Positie en betrokkenheid familie
De positie en betrokkenheid van familie en naasten wordt versterkt. Wanneer bijvoorbeeld de familie van een verwarde persoon vindt dat van de door haar geleverde informatie te weinig gebruikt wordt gemaakt, kan zij het gemeentebestuur verplichten toch een aanvraag voor verplichte zorg naar de officier van justitie te zenden. Dit kan ook als het gemeentebestuur dat zelf niet nodig vindt. Ook wanneer de officier van justitie vindt dat niet aan de criteria van verplichte zorg is voldaan, kan de familie hem verplichten een aanvraag voor verplichte zorg toch bij de rechter in te dienen indien de informatie van de psychiater daartoe aanleiding geeft. De familie kan verder bij haar aanvraag van verplichte zorg voor een verwante desgewenst anoniem blijven. Ten slotte kunnen familieleden hun zienswijze kenbaar maken op het zorgplan en krijgt de familievertrouwenspersoon een wettelijke basis.

Gegevensuitwisseling
Om te bepalen welke zorg en ondersteuning iemand nodig heeft is, zo bleek ook het rapport van de commissie-Hoekstra over de zaak Bart van U., het delen van informatie essentieel. Het wetsvoorstel verduidelijkt welke informatie tussen welke partijen wanneer uitgewisseld mag worden. Dan gaat het bijvoorbeeld om informatie van de ggz naar justitie en omgekeerd. In de huidige situatie bestaat er regelmatig onduidelijkheid over wat wel en niet kan.

Rol Openbaar Ministerie
Mede ook naar aanleiding van het rapport van de commissie-Hoekstra krijgt het openbaar ministerie nu de centrale ‘verzoekerrol’. Dit betekent dat niet langer bij de geneesheer-directeur van een psychiatrische instelling het initiatief ligt om een verzoek bij de rechter te doen voor verplichte zorg, maar dat het openbaar ministerie in de persoon van de officier van justitie hierin een centrale en actieve rol krijgt.

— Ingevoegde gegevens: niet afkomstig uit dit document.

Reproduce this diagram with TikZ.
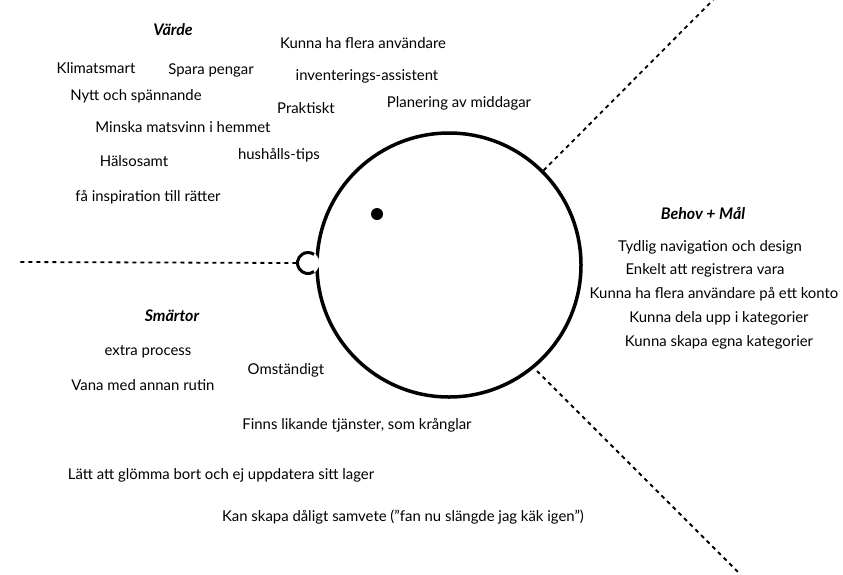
\documentclass[tikz,border=0pt]{standalone}
\usepackage{fontspec}
\setmainfont{Lato}
\usetikzlibrary{positioning}

\tikzset{
    note/.style={font=\fontsize{14.9}{17}\selectfont, inner sep=0pt},
    heading/.style={font=\fontsize{16}{18}\selectfont\bfseries\itshape, inner sep=0pt},
    dashline/.style={line width=1.8pt, dash pattern=on 4pt off 4pt}
}

\begin{document}
\begin{tikzpicture}[x=1pt, y=-1pt]
    \useasboundingbox (0,0) rectangle (843,574);

    % Main circle and eye
    \node[circle, draw, line width=3.5pt, minimum size=264pt, inner sep=0pt] (ring) at (449,265) {};
    \node[circle, fill=black, minimum size=12pt, inner sep=0pt] (eye) at (377,214) {};

    % Ear: white patch over the ring, open arc on the left
    \node[circle, fill=white, minimum size=23pt, inner sep=0pt] (ear) at (308,263) {};
    \draw[line width=3pt] (ear.center) ++(55:10.5) arc[start angle=55, end angle=305, radius=10.5];

    % Free ends of the dashed lines
    \coordinate (leftend) at (18,262);
    \coordinate (topend) at (713,0);
    \coordinate (lowstart) at (537,371);
    \coordinate (lowend) at (738,572);

    % Dashed lines
    \draw[dashline] (ear.west) -- (leftend);
    \draw[dashline] (ring.45) -- (topend);
    \draw[dashline] (lowstart) -- (lowend);

    % Värde
    \node[heading] (varde) at (173,30) {Värde};
    \node[note] (flera) at (363,43) {Kunna ha flera användare};
    \node[note] (klimat) at (96,68) {Klimatsmart};
    \node[note] (spara) at (211,70) {Spara pengar};
    \node[note] (invent) at (367,76) {inventerings-assistent};
    \node[note] (nytt) at (136,96) {Nytt och spännande};
    \node[note] (prakt) at (306,108) {Praktiskt};
    \node[note] (plan) at (459,103) {Planering av middagar};
    \node[note] (minska) at (183,127) {Minska matsvinn i hemmet};
    \node[note] (tips) at (279,155) {hushålls-tips};
    \node[note] (halsa) at (134,161) {Hälsosamt};
    \node[note] (insp) at (148,197) {få inspiration till rätter};

    % Behov + Mål
    \node[heading] (behov) at (703,213) {Behov + Mål};
    \node[note] (nav) at (710,247) {Tydlig navigation och design};
    \node[note] (reg) at (705,270) {Enkelt att registrera vara};
    \node[note] (konto) at (714,294) {Kunna ha flera användare på ett konto};
    \node[note] (dela) at (719,318) {Kunna dela upp i kategorier};
    \node[note] (egna) at (719,342) {Kunna skapa egna kategorier};

    % Smärtor
    \node[heading] (smartor) at (172,316) {Smärtor};
    \node[note] (extra) at (148,352) {extra process};
    \node[note] (omst) at (286,370) {Omständigt};
    \node[note] (vana) at (143,385) {Vana med annan rutin};
    \node[note] (likande) at (357,425) {Finns likande tjänster, som krånglar};
    \node[note] (glomma) at (221,475) {Lätt att glömma bort och ej uppdatera sitt lager};
    \node[note] (samvete) at (403,517) {Kan skapa dåligt samvete (”fan nu slängde jag käk igen”)};
\end{tikzpicture}
\end{document}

Redenen hiervoor zijn onder meer dat verplichte zorg – ook al is het omwille van de patiënt en anderen – een vorm van vrijheidsbeneming kan inhouden. Daarnaast vloeit deze taak voort uit de rol die het OM heeft bij het waarborgen van de maatschappelijke veiligheid. En door de centrale rol weer bij het OM te leggen, kan de geneesheer-directeur van een ggz-instelling zich weer concentreren op zijn zorginhoudelijke kerntaak.